- Task instructions: Reproduce exactly the lines from the one containing "Reproduce this chart" through the last line of the records below, both included. Leave out any pictures.

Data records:
— begin —

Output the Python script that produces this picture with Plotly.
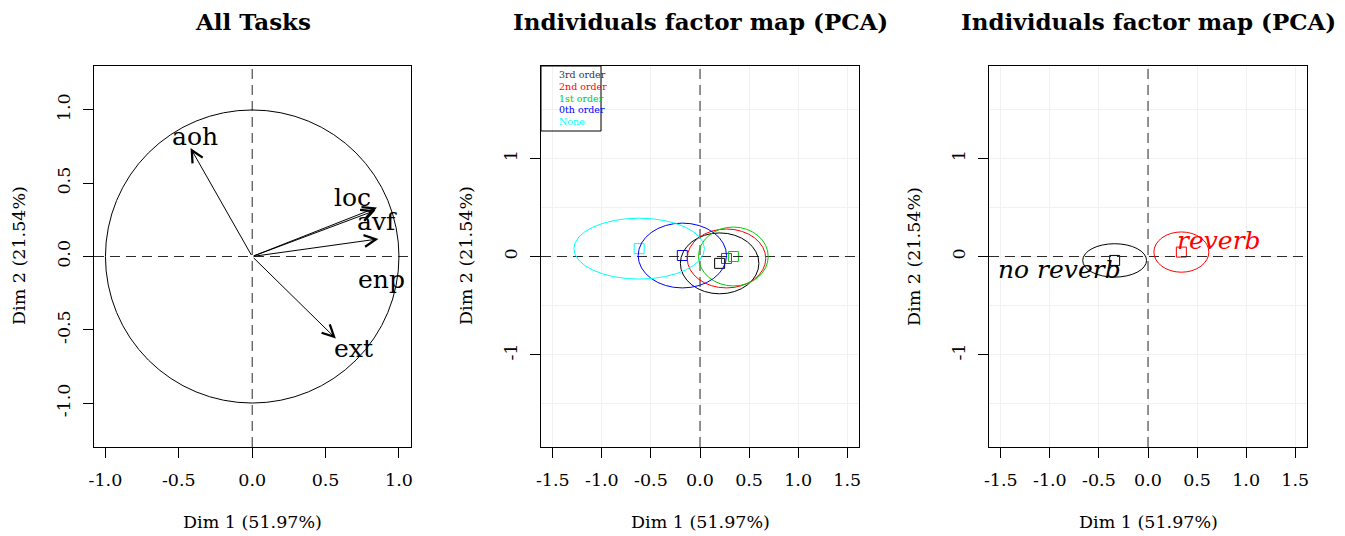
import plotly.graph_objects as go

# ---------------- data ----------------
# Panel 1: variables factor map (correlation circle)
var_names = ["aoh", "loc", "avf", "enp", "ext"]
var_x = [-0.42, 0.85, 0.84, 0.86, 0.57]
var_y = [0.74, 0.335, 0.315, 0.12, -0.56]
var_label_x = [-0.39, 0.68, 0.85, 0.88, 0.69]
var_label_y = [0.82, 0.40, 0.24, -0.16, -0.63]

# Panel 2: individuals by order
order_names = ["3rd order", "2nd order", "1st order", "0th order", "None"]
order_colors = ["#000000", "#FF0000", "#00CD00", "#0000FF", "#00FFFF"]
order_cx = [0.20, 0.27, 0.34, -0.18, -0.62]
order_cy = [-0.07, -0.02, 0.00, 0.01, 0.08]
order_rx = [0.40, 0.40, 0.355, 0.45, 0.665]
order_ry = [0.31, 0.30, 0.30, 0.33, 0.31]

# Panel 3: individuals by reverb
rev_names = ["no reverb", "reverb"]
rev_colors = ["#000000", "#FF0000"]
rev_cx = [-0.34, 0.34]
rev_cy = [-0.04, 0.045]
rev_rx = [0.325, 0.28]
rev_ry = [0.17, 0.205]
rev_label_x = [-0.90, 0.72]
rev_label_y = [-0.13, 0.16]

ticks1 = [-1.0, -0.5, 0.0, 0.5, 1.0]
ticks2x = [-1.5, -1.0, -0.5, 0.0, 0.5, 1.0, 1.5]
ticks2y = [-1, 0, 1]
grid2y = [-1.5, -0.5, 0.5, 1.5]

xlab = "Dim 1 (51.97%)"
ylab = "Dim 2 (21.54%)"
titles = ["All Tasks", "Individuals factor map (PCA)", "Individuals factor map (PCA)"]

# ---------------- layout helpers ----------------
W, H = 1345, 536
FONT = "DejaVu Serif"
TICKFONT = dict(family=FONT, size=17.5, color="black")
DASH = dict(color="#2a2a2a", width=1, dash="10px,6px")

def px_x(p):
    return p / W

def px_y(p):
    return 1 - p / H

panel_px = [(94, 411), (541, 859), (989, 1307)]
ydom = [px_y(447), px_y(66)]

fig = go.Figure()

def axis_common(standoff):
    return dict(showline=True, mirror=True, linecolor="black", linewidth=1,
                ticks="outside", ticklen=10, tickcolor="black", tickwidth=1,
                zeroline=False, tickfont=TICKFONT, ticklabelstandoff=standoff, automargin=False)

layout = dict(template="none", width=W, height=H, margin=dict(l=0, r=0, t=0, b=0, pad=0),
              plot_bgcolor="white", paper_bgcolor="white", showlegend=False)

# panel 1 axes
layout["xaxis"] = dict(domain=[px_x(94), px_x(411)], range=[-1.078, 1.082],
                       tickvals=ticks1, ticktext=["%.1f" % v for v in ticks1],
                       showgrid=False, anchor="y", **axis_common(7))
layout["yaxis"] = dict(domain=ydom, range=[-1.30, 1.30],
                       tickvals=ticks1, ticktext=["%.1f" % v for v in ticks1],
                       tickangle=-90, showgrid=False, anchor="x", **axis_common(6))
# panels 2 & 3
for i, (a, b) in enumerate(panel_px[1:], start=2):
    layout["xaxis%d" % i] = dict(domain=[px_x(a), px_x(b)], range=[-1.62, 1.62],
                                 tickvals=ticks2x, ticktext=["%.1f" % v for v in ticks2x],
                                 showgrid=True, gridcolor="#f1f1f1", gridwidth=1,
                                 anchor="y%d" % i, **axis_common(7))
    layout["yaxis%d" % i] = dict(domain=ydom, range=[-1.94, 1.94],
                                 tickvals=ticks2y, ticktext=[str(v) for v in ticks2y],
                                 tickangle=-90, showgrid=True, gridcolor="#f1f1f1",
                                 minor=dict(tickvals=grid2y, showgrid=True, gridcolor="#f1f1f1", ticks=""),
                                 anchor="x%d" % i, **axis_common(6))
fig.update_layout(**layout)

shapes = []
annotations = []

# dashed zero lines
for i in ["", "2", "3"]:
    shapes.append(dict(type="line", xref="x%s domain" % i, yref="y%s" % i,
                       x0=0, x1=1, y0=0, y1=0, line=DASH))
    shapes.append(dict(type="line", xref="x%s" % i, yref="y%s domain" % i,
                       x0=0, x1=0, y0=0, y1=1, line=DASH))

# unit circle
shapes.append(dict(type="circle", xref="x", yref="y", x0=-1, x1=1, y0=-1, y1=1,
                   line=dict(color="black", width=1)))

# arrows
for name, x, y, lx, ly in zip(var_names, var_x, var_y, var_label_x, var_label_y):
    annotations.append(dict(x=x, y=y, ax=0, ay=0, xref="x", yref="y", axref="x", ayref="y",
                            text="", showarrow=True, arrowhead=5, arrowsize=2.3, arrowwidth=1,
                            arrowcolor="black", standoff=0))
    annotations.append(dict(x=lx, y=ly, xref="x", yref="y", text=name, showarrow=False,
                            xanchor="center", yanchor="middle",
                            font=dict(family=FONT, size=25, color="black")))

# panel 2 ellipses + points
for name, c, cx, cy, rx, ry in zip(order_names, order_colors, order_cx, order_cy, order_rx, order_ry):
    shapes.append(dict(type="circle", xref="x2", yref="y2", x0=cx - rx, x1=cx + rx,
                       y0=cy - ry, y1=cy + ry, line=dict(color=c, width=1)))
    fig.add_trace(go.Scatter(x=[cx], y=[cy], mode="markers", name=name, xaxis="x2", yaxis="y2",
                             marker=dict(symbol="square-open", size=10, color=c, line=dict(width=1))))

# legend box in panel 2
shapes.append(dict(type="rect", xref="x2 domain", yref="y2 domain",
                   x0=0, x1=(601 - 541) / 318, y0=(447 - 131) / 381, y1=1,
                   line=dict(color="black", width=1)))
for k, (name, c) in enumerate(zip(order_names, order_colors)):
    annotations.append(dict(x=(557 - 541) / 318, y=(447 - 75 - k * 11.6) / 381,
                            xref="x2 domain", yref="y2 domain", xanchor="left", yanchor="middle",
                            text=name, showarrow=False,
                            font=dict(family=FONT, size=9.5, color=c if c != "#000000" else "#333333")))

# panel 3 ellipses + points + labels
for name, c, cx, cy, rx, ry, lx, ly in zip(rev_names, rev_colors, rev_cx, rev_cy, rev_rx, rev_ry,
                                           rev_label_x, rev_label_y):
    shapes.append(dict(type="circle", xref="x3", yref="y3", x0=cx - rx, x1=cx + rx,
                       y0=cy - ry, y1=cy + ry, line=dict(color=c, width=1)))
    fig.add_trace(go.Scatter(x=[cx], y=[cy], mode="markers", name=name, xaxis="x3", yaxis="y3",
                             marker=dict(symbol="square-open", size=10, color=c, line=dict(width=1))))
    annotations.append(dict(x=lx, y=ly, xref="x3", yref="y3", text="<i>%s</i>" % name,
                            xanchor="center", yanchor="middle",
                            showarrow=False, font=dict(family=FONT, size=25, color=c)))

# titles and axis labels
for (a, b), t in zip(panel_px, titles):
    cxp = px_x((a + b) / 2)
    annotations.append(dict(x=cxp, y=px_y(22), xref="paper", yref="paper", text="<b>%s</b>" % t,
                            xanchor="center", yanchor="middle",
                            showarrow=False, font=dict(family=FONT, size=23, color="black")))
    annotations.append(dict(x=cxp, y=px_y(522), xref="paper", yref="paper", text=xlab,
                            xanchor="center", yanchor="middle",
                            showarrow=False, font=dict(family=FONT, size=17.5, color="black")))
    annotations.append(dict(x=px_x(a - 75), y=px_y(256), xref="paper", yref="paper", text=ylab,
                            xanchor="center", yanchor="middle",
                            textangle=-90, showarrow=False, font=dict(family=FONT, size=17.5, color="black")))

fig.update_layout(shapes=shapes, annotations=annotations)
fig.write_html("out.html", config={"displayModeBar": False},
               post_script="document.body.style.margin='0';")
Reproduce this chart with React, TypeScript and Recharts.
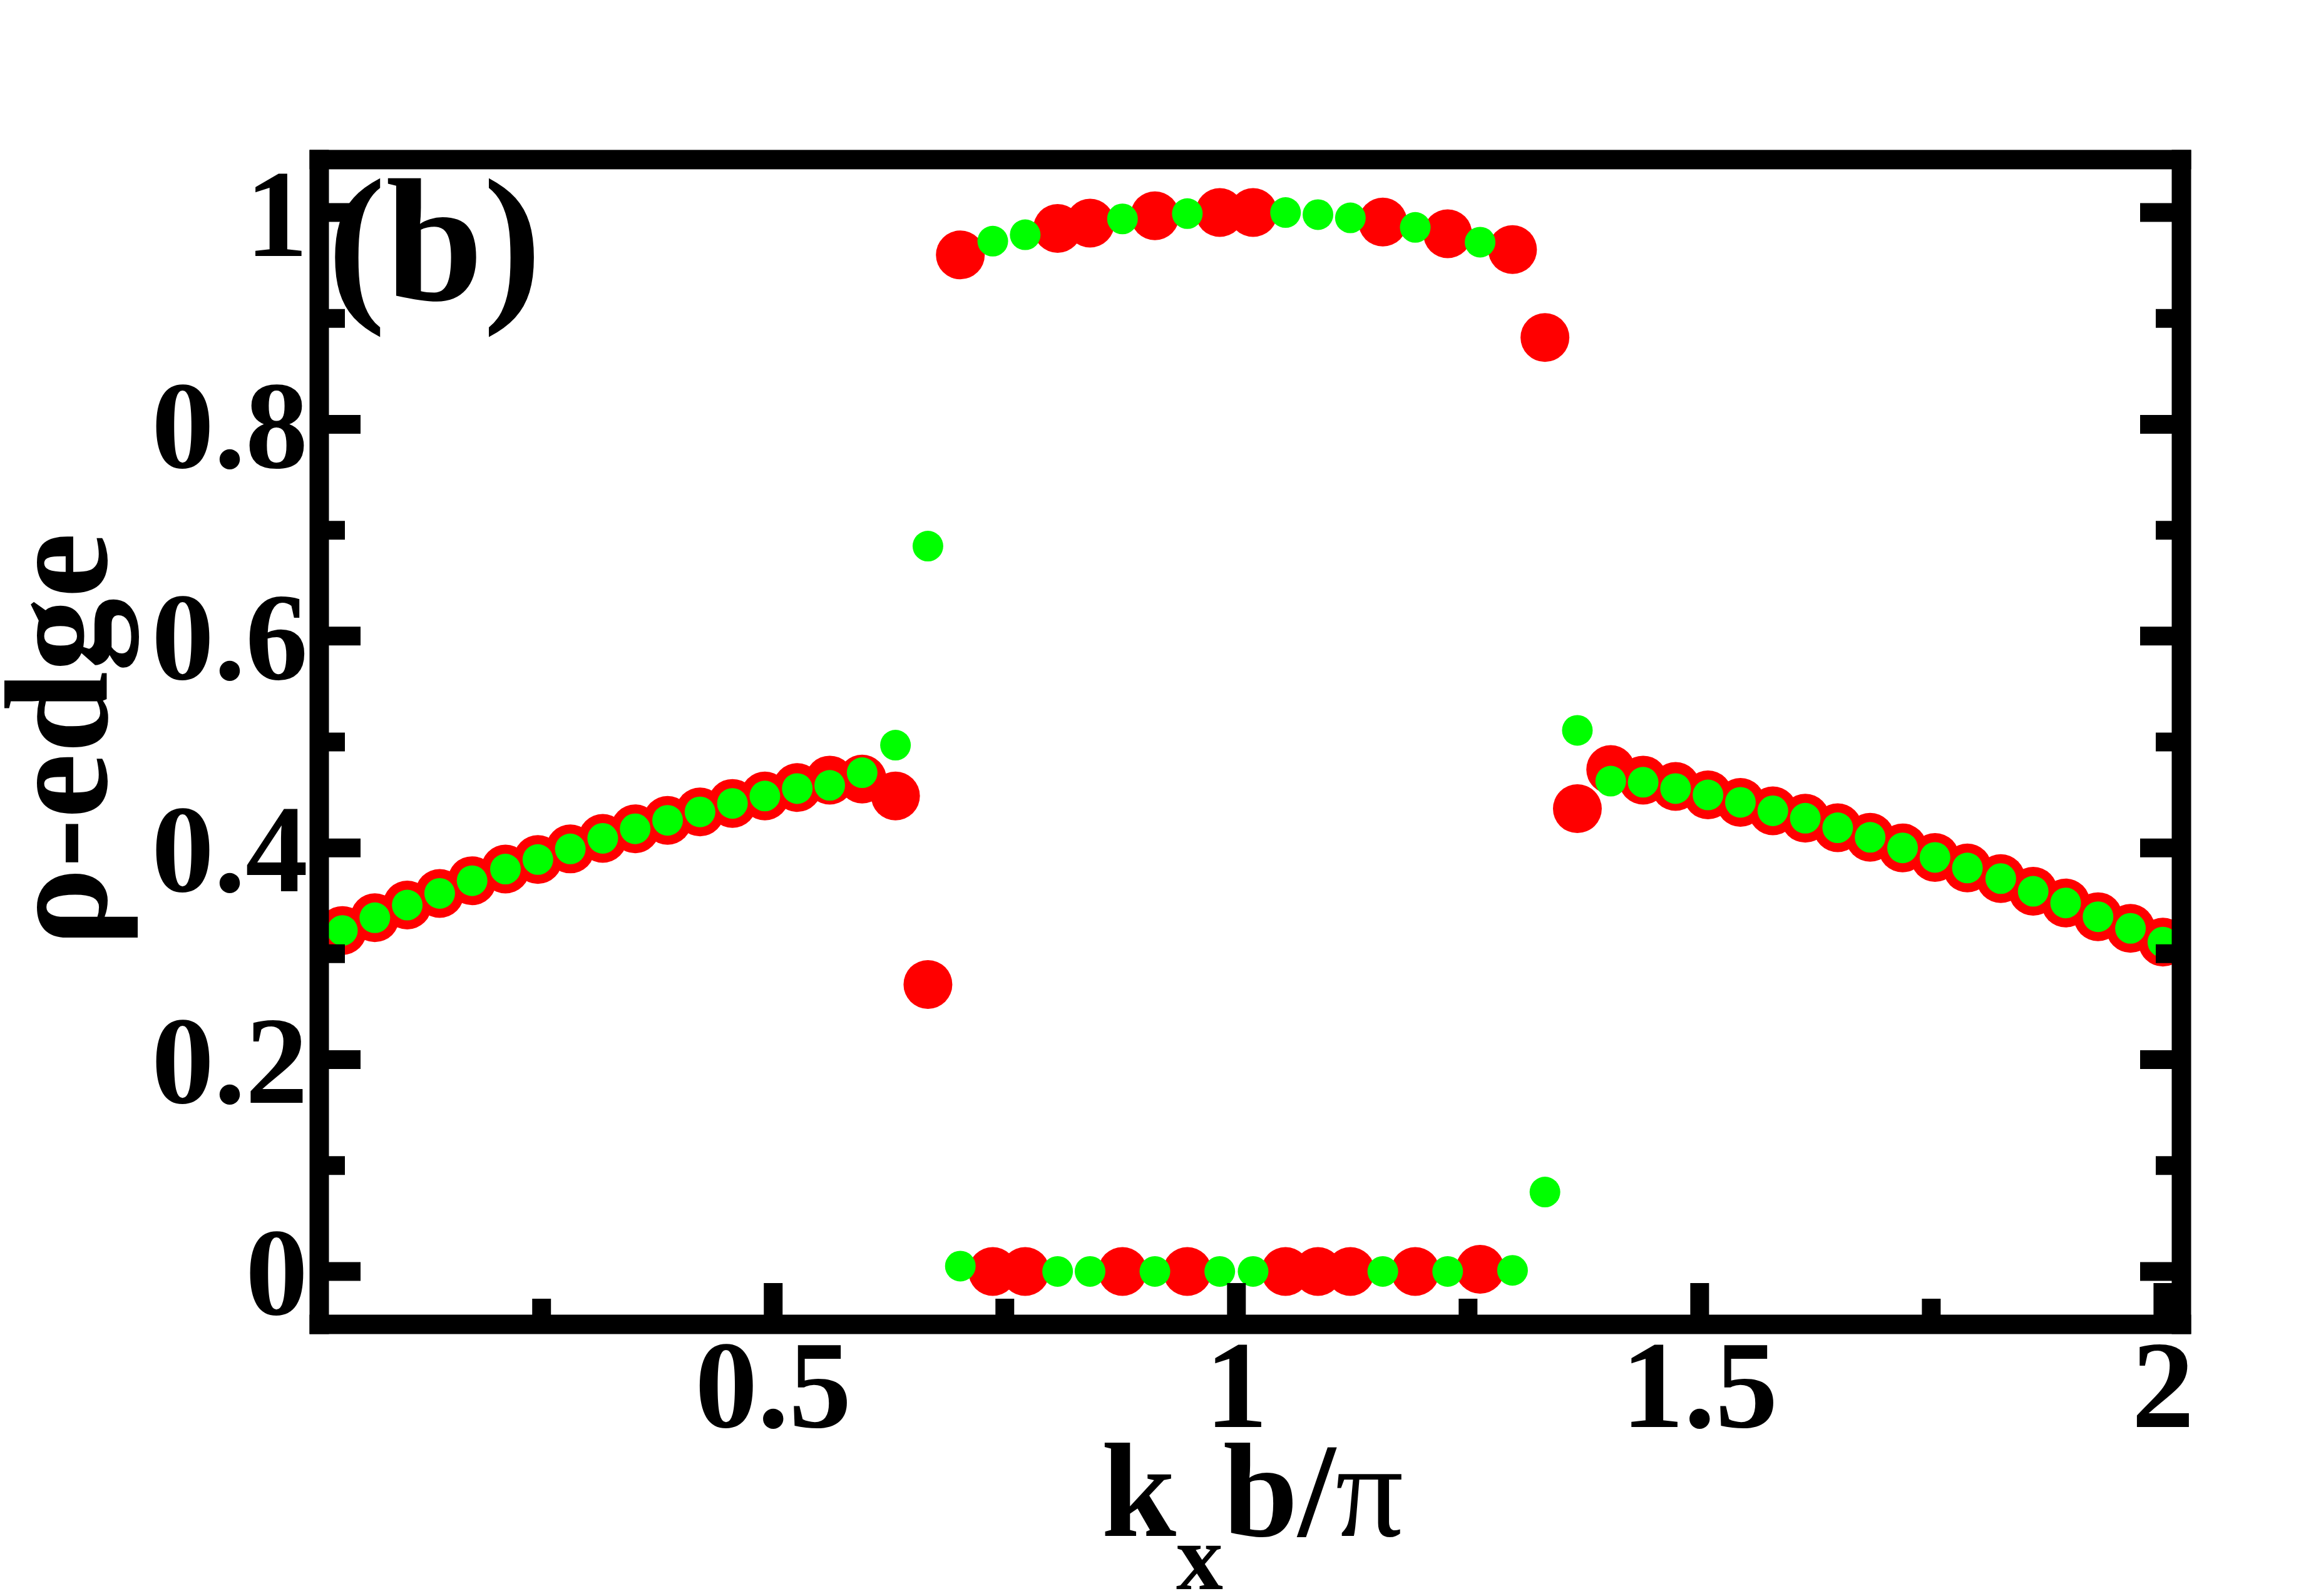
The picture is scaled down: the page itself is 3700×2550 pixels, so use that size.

— end —

- The result:
Reproduce this chart with React, TypeScript and Recharts.
The picture is scaled down: the page itself is 3700×2550 pixels, so use that size.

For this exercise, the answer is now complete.